* **Work to do**
Please write out the material that follows, exactly as it stands.

* **Data records**

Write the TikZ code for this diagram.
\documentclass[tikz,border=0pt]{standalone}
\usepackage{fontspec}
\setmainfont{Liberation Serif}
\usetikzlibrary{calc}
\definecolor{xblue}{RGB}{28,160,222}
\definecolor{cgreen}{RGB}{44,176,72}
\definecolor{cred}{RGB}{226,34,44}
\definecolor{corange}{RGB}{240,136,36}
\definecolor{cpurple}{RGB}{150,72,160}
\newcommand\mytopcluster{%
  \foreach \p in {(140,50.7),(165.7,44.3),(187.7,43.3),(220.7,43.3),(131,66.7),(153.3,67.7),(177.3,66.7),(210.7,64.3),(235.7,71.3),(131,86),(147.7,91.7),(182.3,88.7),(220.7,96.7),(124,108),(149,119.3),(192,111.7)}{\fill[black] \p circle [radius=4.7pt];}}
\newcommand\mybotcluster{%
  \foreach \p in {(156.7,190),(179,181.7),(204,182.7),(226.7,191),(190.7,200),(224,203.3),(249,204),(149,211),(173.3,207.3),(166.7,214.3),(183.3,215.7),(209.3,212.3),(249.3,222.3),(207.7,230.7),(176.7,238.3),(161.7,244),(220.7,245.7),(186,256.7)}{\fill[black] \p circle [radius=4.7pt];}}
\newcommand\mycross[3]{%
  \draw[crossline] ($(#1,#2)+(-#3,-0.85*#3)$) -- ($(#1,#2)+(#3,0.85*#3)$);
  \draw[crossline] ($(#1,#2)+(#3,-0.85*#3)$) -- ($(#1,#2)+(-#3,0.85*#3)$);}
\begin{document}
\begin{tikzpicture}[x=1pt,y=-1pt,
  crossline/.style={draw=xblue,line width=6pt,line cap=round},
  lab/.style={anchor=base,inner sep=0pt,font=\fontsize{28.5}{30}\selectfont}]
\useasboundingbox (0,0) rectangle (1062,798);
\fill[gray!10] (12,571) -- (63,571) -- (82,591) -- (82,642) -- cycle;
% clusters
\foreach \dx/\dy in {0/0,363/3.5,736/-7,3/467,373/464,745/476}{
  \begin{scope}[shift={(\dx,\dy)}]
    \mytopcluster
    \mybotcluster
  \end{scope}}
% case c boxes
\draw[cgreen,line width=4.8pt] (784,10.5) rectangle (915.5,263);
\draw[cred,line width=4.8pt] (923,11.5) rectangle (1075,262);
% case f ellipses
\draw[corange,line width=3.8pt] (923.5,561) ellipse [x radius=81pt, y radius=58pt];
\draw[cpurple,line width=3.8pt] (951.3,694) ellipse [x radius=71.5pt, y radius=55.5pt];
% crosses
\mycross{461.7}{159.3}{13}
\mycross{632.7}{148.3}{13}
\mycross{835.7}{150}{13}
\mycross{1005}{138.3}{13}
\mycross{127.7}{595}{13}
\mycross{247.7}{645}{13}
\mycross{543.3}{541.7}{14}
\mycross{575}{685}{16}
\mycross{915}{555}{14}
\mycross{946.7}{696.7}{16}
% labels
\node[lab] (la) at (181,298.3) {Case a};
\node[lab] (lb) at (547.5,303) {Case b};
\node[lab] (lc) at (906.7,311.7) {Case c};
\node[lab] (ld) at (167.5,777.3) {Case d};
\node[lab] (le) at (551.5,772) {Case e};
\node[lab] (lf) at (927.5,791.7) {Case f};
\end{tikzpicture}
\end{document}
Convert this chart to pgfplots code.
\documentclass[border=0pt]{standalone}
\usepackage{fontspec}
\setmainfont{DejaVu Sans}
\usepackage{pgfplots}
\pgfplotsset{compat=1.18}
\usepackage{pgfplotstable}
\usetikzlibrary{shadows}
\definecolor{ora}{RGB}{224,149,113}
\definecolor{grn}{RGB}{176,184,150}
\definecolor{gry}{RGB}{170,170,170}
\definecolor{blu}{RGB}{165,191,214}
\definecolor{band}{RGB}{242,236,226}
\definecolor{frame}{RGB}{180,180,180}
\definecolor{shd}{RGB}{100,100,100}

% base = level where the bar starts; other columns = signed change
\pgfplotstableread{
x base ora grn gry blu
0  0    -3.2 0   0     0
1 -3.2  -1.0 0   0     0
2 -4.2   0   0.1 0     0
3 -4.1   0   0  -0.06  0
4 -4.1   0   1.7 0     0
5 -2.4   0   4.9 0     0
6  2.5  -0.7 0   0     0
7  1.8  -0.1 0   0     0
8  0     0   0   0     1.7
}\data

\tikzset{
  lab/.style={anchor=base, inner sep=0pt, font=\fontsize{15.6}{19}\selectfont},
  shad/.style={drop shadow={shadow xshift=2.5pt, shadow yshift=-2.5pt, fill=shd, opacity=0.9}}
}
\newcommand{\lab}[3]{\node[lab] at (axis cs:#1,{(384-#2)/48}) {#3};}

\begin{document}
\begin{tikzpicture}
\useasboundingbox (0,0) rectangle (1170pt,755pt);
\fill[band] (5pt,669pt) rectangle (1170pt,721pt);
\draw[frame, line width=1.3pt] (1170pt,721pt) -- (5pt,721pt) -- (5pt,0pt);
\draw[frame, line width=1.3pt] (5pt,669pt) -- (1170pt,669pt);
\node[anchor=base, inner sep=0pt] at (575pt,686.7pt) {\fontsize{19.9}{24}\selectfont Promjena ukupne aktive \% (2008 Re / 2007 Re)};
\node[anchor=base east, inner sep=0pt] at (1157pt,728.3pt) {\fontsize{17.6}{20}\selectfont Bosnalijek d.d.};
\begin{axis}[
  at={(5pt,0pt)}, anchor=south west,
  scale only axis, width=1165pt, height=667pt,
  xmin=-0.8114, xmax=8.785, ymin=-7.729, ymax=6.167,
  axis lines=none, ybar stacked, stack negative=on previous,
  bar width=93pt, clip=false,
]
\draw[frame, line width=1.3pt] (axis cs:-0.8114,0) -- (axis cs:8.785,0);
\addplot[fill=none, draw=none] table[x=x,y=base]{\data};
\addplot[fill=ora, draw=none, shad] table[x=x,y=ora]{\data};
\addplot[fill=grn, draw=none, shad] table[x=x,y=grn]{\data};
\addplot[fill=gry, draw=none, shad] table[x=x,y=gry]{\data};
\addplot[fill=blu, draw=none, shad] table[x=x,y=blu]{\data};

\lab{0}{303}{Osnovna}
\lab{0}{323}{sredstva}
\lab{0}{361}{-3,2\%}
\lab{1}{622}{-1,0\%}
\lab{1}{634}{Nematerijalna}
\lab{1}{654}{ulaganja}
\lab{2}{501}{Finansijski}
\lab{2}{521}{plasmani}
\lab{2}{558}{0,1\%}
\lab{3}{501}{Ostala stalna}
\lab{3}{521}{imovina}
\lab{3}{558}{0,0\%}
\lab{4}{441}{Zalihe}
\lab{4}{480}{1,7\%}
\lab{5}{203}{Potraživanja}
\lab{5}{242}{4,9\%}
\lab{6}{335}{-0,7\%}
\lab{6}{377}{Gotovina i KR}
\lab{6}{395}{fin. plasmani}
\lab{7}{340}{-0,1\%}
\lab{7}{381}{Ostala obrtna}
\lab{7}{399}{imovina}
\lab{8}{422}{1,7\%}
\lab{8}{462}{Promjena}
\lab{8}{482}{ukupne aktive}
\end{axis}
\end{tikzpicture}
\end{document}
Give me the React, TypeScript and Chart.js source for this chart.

* **Exercise output**
Write the TikZ code for this diagram.
\documentclass[tikz,border=0pt]{standalone}
\usepackage{fontspec}
\setmainfont{Liberation Serif}
\usetikzlibrary{calc}
\definecolor{xblue}{RGB}{28,160,222}
\definecolor{cgreen}{RGB}{44,176,72}
\definecolor{cred}{RGB}{226,34,44}
\definecolor{corange}{RGB}{240,136,36}
\definecolor{cpurple}{RGB}{150,72,160}
\newcommand\mytopcluster{%
  \foreach \p in {(140,50.7),(165.7,44.3),(187.7,43.3),(220.7,43.3),(131,66.7),(153.3,67.7),(177.3,66.7),(210.7,64.3),(235.7,71.3),(131,86),(147.7,91.7),(182.3,88.7),(220.7,96.7),(124,108),(149,119.3),(192,111.7)}{\fill[black] \p circle [radius=4.7pt];}}
\newcommand\mybotcluster{%
  \foreach \p in {(156.7,190),(179,181.7),(204,182.7),(226.7,191),(190.7,200),(224,203.3),(249,204),(149,211),(173.3,207.3),(166.7,214.3),(183.3,215.7),(209.3,212.3),(249.3,222.3),(207.7,230.7),(176.7,238.3),(161.7,244),(220.7,245.7),(186,256.7)}{\fill[black] \p circle [radius=4.7pt];}}
\newcommand\mycross[3]{%
  \draw[crossline] ($(#1,#2)+(-#3,-0.85*#3)$) -- ($(#1,#2)+(#3,0.85*#3)$);
  \draw[crossline] ($(#1,#2)+(#3,-0.85*#3)$) -- ($(#1,#2)+(-#3,0.85*#3)$);}
\begin{document}
\begin{tikzpicture}[x=1pt,y=-1pt,
  crossline/.style={draw=xblue,line width=6pt,line cap=round},
  lab/.style={anchor=base,inner sep=0pt,font=\fontsize{28.5}{30}\selectfont}]
\useasboundingbox (0,0) rectangle (1062,798);
\fill[gray!10] (12,571) -- (63,571) -- (82,591) -- (82,642) -- cycle;
% clusters
\foreach \dx/\dy in {0/0,363/3.5,736/-7,3/467,373/464,745/476}{
  \begin{scope}[shift={(\dx,\dy)}]
    \mytopcluster
    \mybotcluster
  \end{scope}}
% case c boxes
\draw[cgreen,line width=4.8pt] (784,10.5) rectangle (915.5,263);
\draw[cred,line width=4.8pt] (923,11.5) rectangle (1075,262);
% case f ellipses
\draw[corange,line width=3.8pt] (923.5,561) ellipse [x radius=81pt, y radius=58pt];
\draw[cpurple,line width=3.8pt] (951.3,694) ellipse [x radius=71.5pt, y radius=55.5pt];
% crosses
\mycross{461.7}{159.3}{13}
\mycross{632.7}{148.3}{13}
\mycross{835.7}{150}{13}
\mycross{1005}{138.3}{13}
\mycross{127.7}{595}{13}
\mycross{247.7}{645}{13}
\mycross{543.3}{541.7}{14}
\mycross{575}{685}{16}
\mycross{915}{555}{14}
\mycross{946.7}{696.7}{16}
% labels
\node[lab] (la) at (181,298.3) {Case a};
\node[lab] (lb) at (547.5,303) {Case b};
\node[lab] (lc) at (906.7,311.7) {Case c};
\node[lab] (ld) at (167.5,777.3) {Case d};
\node[lab] (le) at (551.5,772) {Case e};
\node[lab] (lf) at (927.5,791.7) {Case f};
\end{tikzpicture}
\end{document}
Convert this chart to pgfplots code.
\documentclass[border=0pt]{standalone}
\usepackage{fontspec}
\setmainfont{DejaVu Sans}
\usepackage{pgfplots}
\pgfplotsset{compat=1.18}
\usepackage{pgfplotstable}
\usetikzlibrary{shadows}
\definecolor{ora}{RGB}{224,149,113}
\definecolor{grn}{RGB}{176,184,150}
\definecolor{gry}{RGB}{170,170,170}
\definecolor{blu}{RGB}{165,191,214}
\definecolor{band}{RGB}{242,236,226}
\definecolor{frame}{RGB}{180,180,180}
\definecolor{shd}{RGB}{100,100,100}

% base = level where the bar starts; other columns = signed change
\pgfplotstableread{
x base ora grn gry blu
0  0    -3.2 0   0     0
1 -3.2  -1.0 0   0     0
2 -4.2   0   0.1 0     0
3 -4.1   0   0  -0.06  0
4 -4.1   0   1.7 0     0
5 -2.4   0   4.9 0     0
6  2.5  -0.7 0   0     0
7  1.8  -0.1 0   0     0
8  0     0   0   0     1.7
}\data

\tikzset{
  lab/.style={anchor=base, inner sep=0pt, font=\fontsize{15.6}{19}\selectfont},
  shad/.style={drop shadow={shadow xshift=2.5pt, shadow yshift=-2.5pt, fill=shd, opacity=0.9}}
}
\newcommand{\lab}[3]{\node[lab] at (axis cs:#1,{(384-#2)/48}) {#3};}

\begin{document}
\begin{tikzpicture}
\useasboundingbox (0,0) rectangle (1170pt,755pt);
\fill[band] (5pt,669pt) rectangle (1170pt,721pt);
\draw[frame, line width=1.3pt] (1170pt,721pt) -- (5pt,721pt) -- (5pt,0pt);
\draw[frame, line width=1.3pt] (5pt,669pt) -- (1170pt,669pt);
\node[anchor=base, inner sep=0pt] at (575pt,686.7pt) {\fontsize{19.9}{24}\selectfont Promjena ukupne aktive \% (2008 Re / 2007 Re)};
\node[anchor=base east, inner sep=0pt] at (1157pt,728.3pt) {\fontsize{17.6}{20}\selectfont Bosnalijek d.d.};
\begin{axis}[
  at={(5pt,0pt)}, anchor=south west,
  scale only axis, width=1165pt, height=667pt,
  xmin=-0.8114, xmax=8.785, ymin=-7.729, ymax=6.167,
  axis lines=none, ybar stacked, stack negative=on previous,
  bar width=93pt, clip=false,
]
\draw[frame, line width=1.3pt] (axis cs:-0.8114,0) -- (axis cs:8.785,0);
\addplot[fill=none, draw=none] table[x=x,y=base]{\data};
\addplot[fill=ora, draw=none, shad] table[x=x,y=ora]{\data};
\addplot[fill=grn, draw=none, shad] table[x=x,y=grn]{\data};
\addplot[fill=gry, draw=none, shad] table[x=x,y=gry]{\data};
\addplot[fill=blu, draw=none, shad] table[x=x,y=blu]{\data};

\lab{0}{303}{Osnovna}
\lab{0}{323}{sredstva}
\lab{0}{361}{-3,2\%}
\lab{1}{622}{-1,0\%}
\lab{1}{634}{Nematerijalna}
\lab{1}{654}{ulaganja}
\lab{2}{501}{Finansijski}
\lab{2}{521}{plasmani}
\lab{2}{558}{0,1\%}
\lab{3}{501}{Ostala stalna}
\lab{3}{521}{imovina}
\lab{3}{558}{0,0\%}
\lab{4}{441}{Zalihe}
\lab{4}{480}{1,7\%}
\lab{5}{203}{Potraživanja}
\lab{5}{242}{4,9\%}
\lab{6}{335}{-0,7\%}
\lab{6}{377}{Gotovina i KR}
\lab{6}{395}{fin. plasmani}
\lab{7}{340}{-0,1\%}
\lab{7}{381}{Ostala obrtna}
\lab{7}{399}{imovina}
\lab{8}{422}{1,7\%}
\lab{8}{462}{Promjena}
\lab{8}{482}{ukupne aktive}
\end{axis}
\end{tikzpicture}
\end{document}
Give me the React, TypeScript and Chart.js source for this chart.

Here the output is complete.